If your phone doesn’t have DVD ripping software that can expose a network drive to store things on, this is a problem with your phone, and should be treated as such, either by finding phone software that can rip DVDs to a network mounted drive, or by bringing something other than a phone that can do that.
Another thing to reconsider would be bringing a harddrive, plugging that into the phone, and ripping DVDs to that, then taking it home, and copying it over. This is probably a much easier solution, though it’s also more obvious and therefore more likely you thought of that, and further from what you asked for. It’s just so much simpler than using the internet.
All VNC is for is sending HID(mouse and keyboard, etc) inputs to a remote server, and getting jpeg images of the screen.
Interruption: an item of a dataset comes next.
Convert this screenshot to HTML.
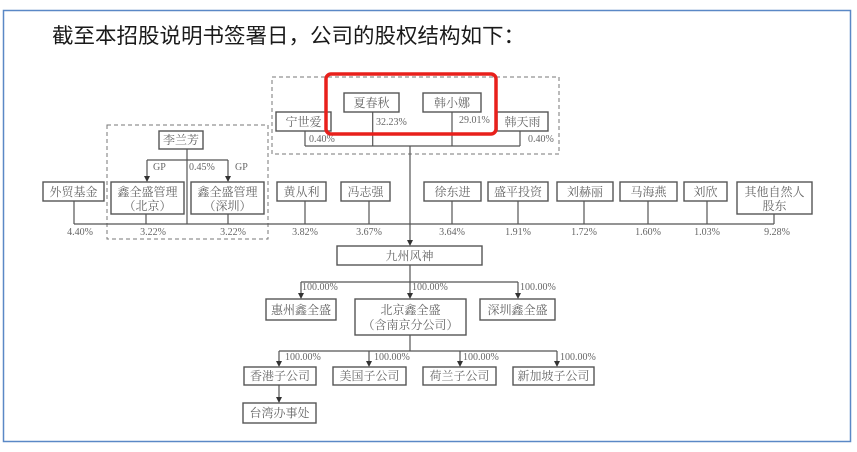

It doesn’t connect the DVD drive to the server. Even if it did, it would be incredibly slow, as, at least in my experience, VNC doesn’t really like using more than a couple megabits in either direction. It’s really not designed for connecting drives over a network.
DVD ripping doesn’t take a lot of CPU. It’s just that DVDs are slow. Incredibly slow. ““Fast”” DVD drives go at, what, 25MB/s at the edge? That’s what takes the time, not any amount of processing. You’re coppying 4.7GB at anywhere from 5MB/s~25MB/s. If you’re lucky, copying the data will take a half hour, not because your CPU is struggling to process the data, but because the DVD drive is struggling to copy and send the data. The drive/technology it’s self is the bottleneck here, unless you’re transcoding to another format, in which case… Don’t do that? Or at least copy it first, and then transcode.